- **GIVEN DATA**
┌────────
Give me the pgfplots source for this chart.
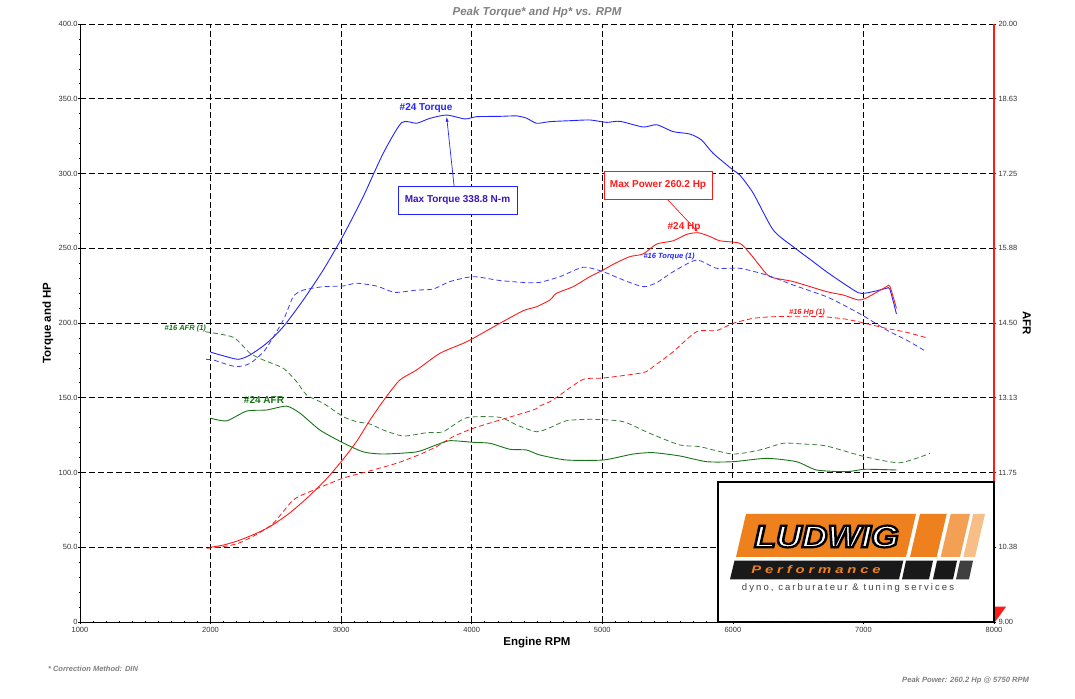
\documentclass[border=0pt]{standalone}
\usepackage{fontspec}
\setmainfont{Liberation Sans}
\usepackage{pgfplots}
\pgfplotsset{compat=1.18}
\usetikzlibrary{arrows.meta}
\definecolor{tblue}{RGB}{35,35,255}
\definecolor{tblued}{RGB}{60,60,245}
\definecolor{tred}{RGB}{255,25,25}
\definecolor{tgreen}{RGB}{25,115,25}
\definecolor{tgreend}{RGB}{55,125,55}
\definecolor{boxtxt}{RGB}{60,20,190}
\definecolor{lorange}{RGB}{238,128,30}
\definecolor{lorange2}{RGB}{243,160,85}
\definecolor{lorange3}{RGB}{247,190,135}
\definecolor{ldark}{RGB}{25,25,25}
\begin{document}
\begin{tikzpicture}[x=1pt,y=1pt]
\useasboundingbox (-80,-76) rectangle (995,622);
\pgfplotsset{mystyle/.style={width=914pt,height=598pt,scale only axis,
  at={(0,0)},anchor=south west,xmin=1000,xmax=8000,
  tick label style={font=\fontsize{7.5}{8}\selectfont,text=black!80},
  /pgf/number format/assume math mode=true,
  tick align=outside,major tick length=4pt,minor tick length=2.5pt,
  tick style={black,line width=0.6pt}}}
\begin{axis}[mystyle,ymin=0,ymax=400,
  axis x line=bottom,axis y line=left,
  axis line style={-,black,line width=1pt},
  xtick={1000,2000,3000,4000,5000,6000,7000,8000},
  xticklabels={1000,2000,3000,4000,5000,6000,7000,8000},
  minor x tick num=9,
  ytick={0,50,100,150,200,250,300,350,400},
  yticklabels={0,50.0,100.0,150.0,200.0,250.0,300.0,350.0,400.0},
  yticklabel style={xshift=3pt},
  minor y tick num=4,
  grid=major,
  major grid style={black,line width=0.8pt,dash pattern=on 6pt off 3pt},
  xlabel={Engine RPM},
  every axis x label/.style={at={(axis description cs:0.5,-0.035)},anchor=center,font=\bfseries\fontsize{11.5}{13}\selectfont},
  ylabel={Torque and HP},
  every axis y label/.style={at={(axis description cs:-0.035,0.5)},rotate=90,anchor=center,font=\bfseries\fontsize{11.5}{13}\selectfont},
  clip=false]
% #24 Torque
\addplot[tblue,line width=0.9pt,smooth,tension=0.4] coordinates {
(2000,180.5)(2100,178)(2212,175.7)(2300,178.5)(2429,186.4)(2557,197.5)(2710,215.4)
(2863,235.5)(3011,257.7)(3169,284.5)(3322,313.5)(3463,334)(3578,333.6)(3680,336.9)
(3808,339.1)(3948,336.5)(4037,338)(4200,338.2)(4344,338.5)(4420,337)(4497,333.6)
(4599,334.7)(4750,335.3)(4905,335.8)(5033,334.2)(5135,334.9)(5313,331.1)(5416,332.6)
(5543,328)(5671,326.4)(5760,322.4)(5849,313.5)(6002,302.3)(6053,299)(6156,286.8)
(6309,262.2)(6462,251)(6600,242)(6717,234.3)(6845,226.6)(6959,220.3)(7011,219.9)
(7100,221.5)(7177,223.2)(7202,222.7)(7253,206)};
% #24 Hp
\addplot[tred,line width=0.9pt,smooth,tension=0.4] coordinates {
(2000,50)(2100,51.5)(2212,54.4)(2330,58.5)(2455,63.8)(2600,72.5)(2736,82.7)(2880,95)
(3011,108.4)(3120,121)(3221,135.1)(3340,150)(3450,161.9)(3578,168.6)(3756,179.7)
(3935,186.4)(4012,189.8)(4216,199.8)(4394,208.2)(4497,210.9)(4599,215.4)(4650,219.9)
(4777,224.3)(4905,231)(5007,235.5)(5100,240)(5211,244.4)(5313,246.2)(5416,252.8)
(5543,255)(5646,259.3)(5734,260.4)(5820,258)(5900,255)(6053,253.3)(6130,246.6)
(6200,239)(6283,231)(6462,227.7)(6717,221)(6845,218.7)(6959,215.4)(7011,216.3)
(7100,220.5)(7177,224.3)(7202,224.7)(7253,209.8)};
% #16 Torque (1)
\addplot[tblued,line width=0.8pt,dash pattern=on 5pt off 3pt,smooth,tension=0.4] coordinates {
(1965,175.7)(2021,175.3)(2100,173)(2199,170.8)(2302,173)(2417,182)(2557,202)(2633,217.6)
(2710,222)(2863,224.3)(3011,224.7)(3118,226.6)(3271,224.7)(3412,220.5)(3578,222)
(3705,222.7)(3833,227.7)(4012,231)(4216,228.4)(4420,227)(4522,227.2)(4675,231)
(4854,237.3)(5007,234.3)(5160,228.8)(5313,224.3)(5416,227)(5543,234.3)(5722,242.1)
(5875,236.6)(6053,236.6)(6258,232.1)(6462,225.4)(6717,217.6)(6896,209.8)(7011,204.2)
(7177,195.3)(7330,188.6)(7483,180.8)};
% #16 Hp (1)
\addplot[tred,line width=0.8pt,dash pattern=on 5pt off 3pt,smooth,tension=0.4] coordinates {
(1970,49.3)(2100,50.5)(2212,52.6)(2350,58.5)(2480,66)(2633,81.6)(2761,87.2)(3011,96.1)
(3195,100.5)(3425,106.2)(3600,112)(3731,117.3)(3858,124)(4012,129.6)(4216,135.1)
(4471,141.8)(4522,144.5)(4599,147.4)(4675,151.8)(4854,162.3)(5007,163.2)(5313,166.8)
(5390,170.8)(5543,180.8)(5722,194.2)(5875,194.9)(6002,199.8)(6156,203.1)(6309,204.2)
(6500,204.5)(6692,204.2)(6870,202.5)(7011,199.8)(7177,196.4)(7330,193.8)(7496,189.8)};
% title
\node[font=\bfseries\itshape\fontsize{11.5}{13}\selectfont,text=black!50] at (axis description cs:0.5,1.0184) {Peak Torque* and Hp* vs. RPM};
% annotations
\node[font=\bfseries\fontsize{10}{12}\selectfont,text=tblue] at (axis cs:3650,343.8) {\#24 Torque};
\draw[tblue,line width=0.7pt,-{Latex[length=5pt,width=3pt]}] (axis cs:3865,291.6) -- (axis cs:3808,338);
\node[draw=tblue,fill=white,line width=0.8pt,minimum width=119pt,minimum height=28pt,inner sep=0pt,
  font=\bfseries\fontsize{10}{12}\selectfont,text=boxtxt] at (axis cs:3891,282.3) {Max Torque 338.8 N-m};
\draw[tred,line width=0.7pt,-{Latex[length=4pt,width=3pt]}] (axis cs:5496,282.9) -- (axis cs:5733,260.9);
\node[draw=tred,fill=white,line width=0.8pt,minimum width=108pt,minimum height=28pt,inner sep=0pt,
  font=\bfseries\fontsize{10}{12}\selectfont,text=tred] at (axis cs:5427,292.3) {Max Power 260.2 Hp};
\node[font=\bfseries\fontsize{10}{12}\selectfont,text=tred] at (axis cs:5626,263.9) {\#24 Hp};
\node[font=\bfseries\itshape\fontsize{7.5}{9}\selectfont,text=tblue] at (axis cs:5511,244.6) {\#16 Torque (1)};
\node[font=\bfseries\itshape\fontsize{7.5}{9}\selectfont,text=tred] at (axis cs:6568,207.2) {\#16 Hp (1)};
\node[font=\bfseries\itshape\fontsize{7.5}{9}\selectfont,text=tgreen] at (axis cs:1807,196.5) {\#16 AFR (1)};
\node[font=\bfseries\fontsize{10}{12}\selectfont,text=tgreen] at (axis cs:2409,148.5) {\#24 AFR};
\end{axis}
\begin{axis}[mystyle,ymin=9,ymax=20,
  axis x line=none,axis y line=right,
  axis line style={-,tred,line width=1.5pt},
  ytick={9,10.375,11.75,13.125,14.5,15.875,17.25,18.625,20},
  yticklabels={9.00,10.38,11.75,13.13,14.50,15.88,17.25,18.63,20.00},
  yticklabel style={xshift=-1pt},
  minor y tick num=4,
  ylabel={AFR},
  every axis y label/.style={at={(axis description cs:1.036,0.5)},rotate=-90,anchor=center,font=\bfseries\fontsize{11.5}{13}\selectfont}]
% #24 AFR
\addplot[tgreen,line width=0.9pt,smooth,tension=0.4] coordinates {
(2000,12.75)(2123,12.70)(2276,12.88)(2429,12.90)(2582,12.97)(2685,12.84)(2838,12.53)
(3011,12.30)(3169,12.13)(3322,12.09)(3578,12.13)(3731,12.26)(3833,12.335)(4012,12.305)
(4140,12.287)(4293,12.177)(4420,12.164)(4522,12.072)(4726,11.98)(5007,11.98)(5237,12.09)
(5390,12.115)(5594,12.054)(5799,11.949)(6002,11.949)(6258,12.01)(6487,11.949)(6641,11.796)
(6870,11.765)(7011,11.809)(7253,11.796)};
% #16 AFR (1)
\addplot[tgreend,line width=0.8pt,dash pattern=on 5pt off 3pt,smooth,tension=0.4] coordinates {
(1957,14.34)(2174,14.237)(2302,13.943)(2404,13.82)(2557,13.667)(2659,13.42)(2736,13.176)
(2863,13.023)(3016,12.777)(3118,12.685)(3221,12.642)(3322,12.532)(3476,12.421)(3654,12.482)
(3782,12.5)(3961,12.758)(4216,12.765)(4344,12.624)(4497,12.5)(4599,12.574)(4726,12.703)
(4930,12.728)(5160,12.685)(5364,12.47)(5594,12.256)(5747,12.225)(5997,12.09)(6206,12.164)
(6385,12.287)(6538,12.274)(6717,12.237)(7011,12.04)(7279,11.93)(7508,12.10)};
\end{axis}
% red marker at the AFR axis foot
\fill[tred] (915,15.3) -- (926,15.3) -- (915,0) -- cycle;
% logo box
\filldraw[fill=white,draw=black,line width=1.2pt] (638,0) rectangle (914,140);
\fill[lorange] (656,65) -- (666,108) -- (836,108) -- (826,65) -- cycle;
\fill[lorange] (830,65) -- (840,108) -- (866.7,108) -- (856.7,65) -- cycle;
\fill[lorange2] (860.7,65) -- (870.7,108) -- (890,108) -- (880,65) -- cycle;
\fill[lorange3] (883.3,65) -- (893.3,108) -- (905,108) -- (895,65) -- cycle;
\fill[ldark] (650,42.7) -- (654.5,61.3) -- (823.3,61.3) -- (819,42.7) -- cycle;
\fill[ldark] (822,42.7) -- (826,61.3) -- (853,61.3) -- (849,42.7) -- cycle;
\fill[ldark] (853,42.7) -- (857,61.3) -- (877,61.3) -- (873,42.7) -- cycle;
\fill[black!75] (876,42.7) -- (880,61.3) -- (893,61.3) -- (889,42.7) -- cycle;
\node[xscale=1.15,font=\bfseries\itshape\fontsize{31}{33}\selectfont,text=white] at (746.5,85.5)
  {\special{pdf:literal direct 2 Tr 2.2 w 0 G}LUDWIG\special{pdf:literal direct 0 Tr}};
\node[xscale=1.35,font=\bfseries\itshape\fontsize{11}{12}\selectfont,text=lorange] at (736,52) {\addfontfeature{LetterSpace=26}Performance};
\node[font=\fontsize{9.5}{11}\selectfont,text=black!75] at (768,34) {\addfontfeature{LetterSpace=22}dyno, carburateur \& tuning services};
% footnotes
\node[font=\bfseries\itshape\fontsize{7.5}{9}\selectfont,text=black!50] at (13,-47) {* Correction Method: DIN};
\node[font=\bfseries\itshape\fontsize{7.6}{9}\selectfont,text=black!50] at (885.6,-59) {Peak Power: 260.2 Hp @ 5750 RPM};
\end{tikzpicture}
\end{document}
└────────
┌────────
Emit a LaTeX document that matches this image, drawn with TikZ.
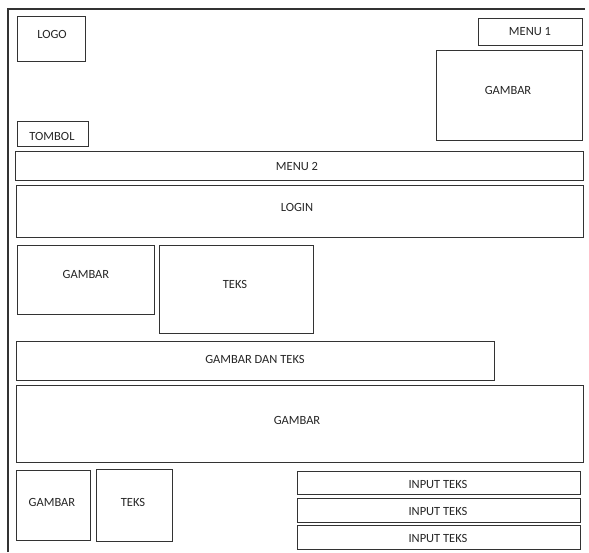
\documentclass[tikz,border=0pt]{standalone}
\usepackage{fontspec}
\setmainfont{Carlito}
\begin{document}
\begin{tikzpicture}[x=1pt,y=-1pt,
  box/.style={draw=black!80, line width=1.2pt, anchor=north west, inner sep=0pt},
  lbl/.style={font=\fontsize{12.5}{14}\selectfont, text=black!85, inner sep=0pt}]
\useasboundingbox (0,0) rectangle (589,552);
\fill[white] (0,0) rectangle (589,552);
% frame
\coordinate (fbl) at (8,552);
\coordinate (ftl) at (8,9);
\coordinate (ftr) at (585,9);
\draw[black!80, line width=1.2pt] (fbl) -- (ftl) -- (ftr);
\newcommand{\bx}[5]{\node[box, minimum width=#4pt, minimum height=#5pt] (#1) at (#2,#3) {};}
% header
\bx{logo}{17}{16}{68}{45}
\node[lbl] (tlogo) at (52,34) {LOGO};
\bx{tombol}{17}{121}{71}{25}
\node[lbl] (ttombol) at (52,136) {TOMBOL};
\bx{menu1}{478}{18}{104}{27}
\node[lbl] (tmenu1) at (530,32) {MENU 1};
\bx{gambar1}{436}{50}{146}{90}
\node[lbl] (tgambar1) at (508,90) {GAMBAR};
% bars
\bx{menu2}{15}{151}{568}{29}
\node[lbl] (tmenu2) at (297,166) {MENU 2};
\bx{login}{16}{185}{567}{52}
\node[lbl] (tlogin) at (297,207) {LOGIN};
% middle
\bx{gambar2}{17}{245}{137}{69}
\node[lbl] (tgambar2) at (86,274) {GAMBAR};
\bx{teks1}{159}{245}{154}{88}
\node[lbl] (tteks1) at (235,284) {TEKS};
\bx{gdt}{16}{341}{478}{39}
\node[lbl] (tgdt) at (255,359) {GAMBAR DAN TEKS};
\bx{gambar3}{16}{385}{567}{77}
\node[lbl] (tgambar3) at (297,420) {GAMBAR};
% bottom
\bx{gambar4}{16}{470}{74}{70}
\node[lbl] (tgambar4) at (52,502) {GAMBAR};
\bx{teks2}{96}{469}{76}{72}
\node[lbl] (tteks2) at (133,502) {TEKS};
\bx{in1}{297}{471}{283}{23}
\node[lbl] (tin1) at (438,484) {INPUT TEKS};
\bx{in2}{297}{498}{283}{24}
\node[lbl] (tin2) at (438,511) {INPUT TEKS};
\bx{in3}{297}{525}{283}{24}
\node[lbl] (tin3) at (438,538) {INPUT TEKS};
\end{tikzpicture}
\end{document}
└────────
- **WRITTEN EXERCISE**
Count the lines above that contain the word "this", and give only that number.

- **ANSWER TO THE TASK**
2